A Super Memory Processing Unit Based on 3D Stacking and Hybrid Bonding for High-Efficiency AI Computing
Abstract
DRAM-based in-memory computing integrates computational regions into the main memory, enabling local data processing within the memory, thereby achieving faster and more efficient data computation. However, enhancing system performance requires addressing a critical challenge: achieving more general and sufficiently powerful data processing capabilities within DRAM-PIM. Existing DRAM-PIM implementations often suffer from limited computational capabilities due to the shared standard DRAM package area between memory cells and computational circuits or because the operator circuits are overly customized, which limits their ability to meet required data processing demands. To address this issue, in this paper, we propose a Super Memory Processing Unit (SMPU). The SMPU uses Hybrid Bonding technology to 3D-stack DRAM and many-core computational clusters, enabling large-bandwidth (0.25 TB/s per-bank, 2 TB/s for 8-bank system bandwidth) on-chip data transmission between DRAM and the computational cluster via copper interconnects, effectively breaking the memory wall bottleneck of existing computing architectures.

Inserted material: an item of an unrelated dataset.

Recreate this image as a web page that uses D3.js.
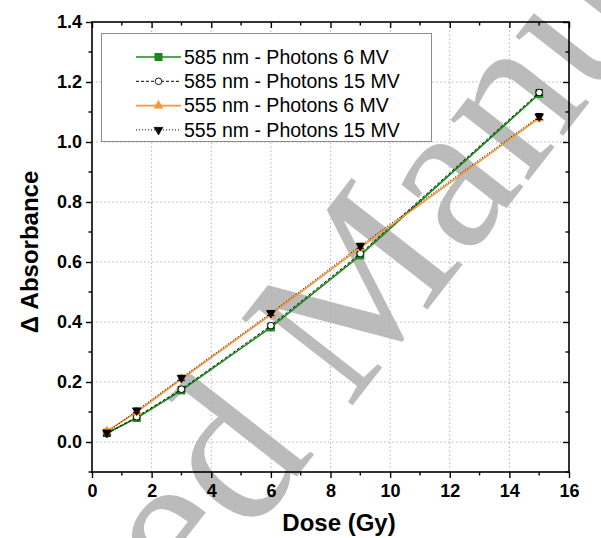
<!DOCTYPE html>
<html>
<head>
<meta charset="utf-8">
<script src="https://cdn.jsdelivr.net/npm/d3@7"></script>
<style>
  body { margin: 0; background: #fff; }
  svg { display: block; font-family: Arial, "Liberation Sans", sans-serif; }
</style>
</head>
<body>
<svg id="chart" width="601" height="538"></svg>
<script>
const doses = [0.5, 1.5, 3, 6, 9, 15];
const green6 = [0.030, 0.080, 0.172, 0.382, 0.622, 1.160];
const green15 = [0.027, 0.084, 0.176, 0.388, 0.628, 1.165];
const orange6 = [0.036, 0.100, 0.210, 0.425, 0.648, 1.080];
const orange15 = [0.031, 0.105, 0.214, 0.430, 0.654, 1.085];
const errs = [0.008, 0.008, 0.008, 0.008, 0.008, 0.010];
const seriesNames = ['585 nm - Photons 6 MV', '585 nm - Photons 15 MV', '555 nm - Photons 6 MV', '555 nm - Photons 15 MV'];
const xTicks = [0, 2, 4, 6, 8, 10, 12, 14, 16];
const yTicks = [0.0, 0.2, 0.4, 0.6, 0.8, 1.0, 1.2, 1.4];

const green = '#168c16', orange = '#fa9632';
const series = [
  {name: seriesNames[0], values: green6, color: green, width: 1.6, dash: null, marker: 'square', fill: green, stroke: green},
  {name: seriesNames[1], values: green15, color: '#000', width: 1, dash: '3,2', marker: 'circle', fill: '#fff', stroke: '#000'},
  {name: seriesNames[2], values: orange6, color: orange, width: 1.6, dash: null, marker: 'triangle', fill: orange, stroke: orange},
  {name: seriesNames[3], values: orange15, color: '#000', width: 1, dash: '1,2', marker: 'triangleDown', fill: '#000', stroke: '#000'}
];

const svg = d3.select('#chart');
const x = d3.scaleLinear().domain([0, 16]).range([92, 569]);
const y = d3.scaleLinear().domain([-0.1, 1.4]).range([472, 22]);

// grid
const grid = svg.append('g').attr('stroke', '#b4b4b4').attr('stroke-dasharray', '1.5,2.5').attr('stroke-width', 1);
grid.selectAll('.gx').data(xTicks.slice(1, -1)).enter().append('line')
  .attr('x1', d => x(d)).attr('x2', d => x(d)).attr('y1', y(-0.1)).attr('y2', y(1.4));
grid.selectAll('.gy').data(yTicks.slice(0, -1)).enter().append('line')
  .attr('y1', d => y(d)).attr('y2', d => y(d)).attr('x1', x(0)).attr('x2', x(16));

// watermark (the reference is an accepted-manuscript page)
svg.append('text')
  .attr('transform', 'translate(345,335) rotate(-52)')
  .attr('text-anchor', 'middle')
  .attr('dominant-baseline', 'middle')
  .style('font-family', '"Liberation Serif", serif')
  .style('font-size', '215px')
  .attr('fill', '#b4b4b4')
  .attr('opacity', 0.9)
  .text('Accepted Manuscript');

// axes
const axBottom = d3.axisBottom(x).tickValues(xTicks).tickSize(6).tickPadding(6).tickFormat(d3.format('d'));
const axLeft = d3.axisLeft(y).tickValues(yTicks).tickSize(6).tickPadding(4).tickFormat(d3.format('.1f'));
const axTop = d3.axisTop(x).tickValues(xTicks).tickSize(-6).tickFormat('');
const axRight = d3.axisRight(y).tickValues(yTicks).tickSize(-6).tickFormat('');
const minorX = d3.range(1, 16, 2), minorY = d3.range(-0.1, 1.35, 0.2);

function styleAxis(g) {
  g.select('.domain').remove();
  g.selectAll('.tick line').attr('stroke', '#000').attr('stroke-width', 1.4);
  g.selectAll('.tick text').attr('fill', '#000').style('font-size', '18px').style('font-weight', 'bold');
}
svg.append('g').attr('transform', `translate(0,${y(-0.1)})`).call(axBottom).call(styleAxis);
svg.append('g').attr('transform', `translate(${x(0)},0)`).call(axLeft).call(styleAxis);
svg.append('g').attr('transform', `translate(0,${y(1.4)})`).call(axTop).call(styleAxis);
svg.append('g').attr('transform', `translate(${x(16)},0)`).call(axRight).call(styleAxis);
svg.append('rect').attr('x', x(0)).attr('y', y(1.4)).attr('width', x(16) - x(0)).attr('height', y(-0.1) - y(1.4))
  .attr('fill', 'none').attr('stroke', '#000').attr('stroke-width', 1.6);

// minor ticks
const minor = svg.append('g').attr('stroke', '#000').attr('stroke-width', 1.4);
minor.selectAll('.mxb').data(minorX).enter().append('line')
  .attr('x1', d => x(d)).attr('x2', d => x(d)).attr('y1', y(-0.1)).attr('y2', y(-0.1) + 3.5);
minor.selectAll('.mxt').data(minorX).enter().append('line')
  .attr('x1', d => x(d)).attr('x2', d => x(d)).attr('y1', y(1.4)).attr('y2', y(1.4) + 3.5);
minor.selectAll('.myl').data(minorY).enter().append('line')
  .attr('y1', d => y(d)).attr('y2', d => y(d)).attr('x1', x(0)).attr('x2', x(0) - 3.5);
minor.selectAll('.myr').data(minorY).enter().append('line')
  .attr('y1', d => y(d)).attr('y2', d => y(d)).attr('x1', x(16)).attr('x2', x(16) - 3.5);

// axis titles
svg.append('text').attr('x', 339).attr('y', 531).attr('text-anchor', 'middle')
  .style('font-size', '24px').style('font-weight', 'bold').text('Dose (Gy)');
svg.append('text').attr('transform', 'translate(38,252) rotate(-90)').attr('text-anchor', 'middle')
  .style('font-size', '24px').style('font-weight', 'bold').text('\u0394 Absorbance');

// markers
function drawMarker(g, s, cx, cy) {
  if (s.marker === 'square') {
    g.append('rect').attr('x', cx - 3.5).attr('y', cy - 3.5).attr('width', 7).attr('height', 7)
      .attr('fill', s.fill).attr('stroke', s.stroke);
  } else if (s.marker === 'circle') {
    g.append('circle').attr('cx', cx).attr('cy', cy).attr('r', 3.3)
      .attr('fill', s.fill).attr('stroke', s.stroke).attr('stroke-width', 0.9);
  } else {
    const sym = d3.symbol().type(d3.symbolTriangle).size(34);
    g.append('path').attr('d', sym())
      .attr('transform', `translate(${cx},${cy})` + (s.marker === 'triangleDown' ? ' rotate(180)' : ''))
      .attr('fill', s.fill).attr('stroke', s.stroke).attr('stroke-width', 0.6);
  }
}

const line = d3.line().x((d, i) => x(doses[i])).y(d => y(d));
const plot = svg.append('g');
series.forEach(s => {
  plot.append('path').datum(s.values).attr('d', line)
    .attr('fill', 'none').attr('stroke', s.color).attr('stroke-width', s.width)
    .attr('stroke-dasharray', s.dash);
  s.values.forEach((v, i) => {
    const cx = x(doses[i]);
    const eb = plot.append('g').attr('stroke', s.stroke).attr('stroke-width', 1);
    eb.append('line').attr('x1', cx).attr('x2', cx).attr('y1', y(v - errs[i])).attr('y2', y(v + errs[i]));
    eb.append('line').attr('x1', cx - 3.5).attr('x2', cx + 3.5).attr('y1', y(v - errs[i])).attr('y2', y(v - errs[i]));
    eb.append('line').attr('x1', cx - 3.5).attr('x2', cx + 3.5).attr('y1', y(v + errs[i])).attr('y2', y(v + errs[i]));
    drawMarker(plot, s, cx, y(v));
  });
});

// legend
const legend = svg.append('g');
legend.append('rect').attr('x', 101.5).attr('y', 33.5).attr('width', 330).attr('height', 108)
  .attr('fill', '#fff').attr('stroke', '#8c8c8c').attr('stroke-width', 1);
series.forEach((s, i) => {
  const ly = 57 + i * 24.3;
  legend.append('line').attr('x1', 136).attr('x2', 181).attr('y1', ly).attr('y2', ly)
    .attr('stroke', s.color).attr('stroke-width', s.width).attr('stroke-dasharray', s.dash);
  drawMarker(legend, s, 158.5, ly);
  legend.append('text').attr('x', 184).attr('y', ly).attr('dy', '0.35em')
    .style('font-size', '19.5px').text(s.name);
});
</script>
</body>
</html>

The SMPU constructs a dual-channel fine-grained computational cluster at the logical computing layer, providing flexible and ample computility for various AI models, such as ResNet50 and Llama2. The SMPU uses standard DDR protocols and integrates a new memory space allocation and parsing controller to ensure system compatibility without modifying the host-end hardware, facilitating the integration and invocation of computility in memory particles. Additionally, the SMPU features an independent dual-channel memory-management mechanism within the memory particles, enabling simultaneous multi-channel, multi-modal AI model inference. We compared a CPU system equipped with an SMPU to current computing systems using FPGA simulations. The FPGA simulation results show that, under the same computational configuration, the system with the SMPU improves the performance of ResNet50-v1.5 by up to 5.1× and Llama by up to 27.43× compared to the base system, while reducing system power consumption by 71.6% (ResNet50-v1.5) to 77.8% (Llama 7B).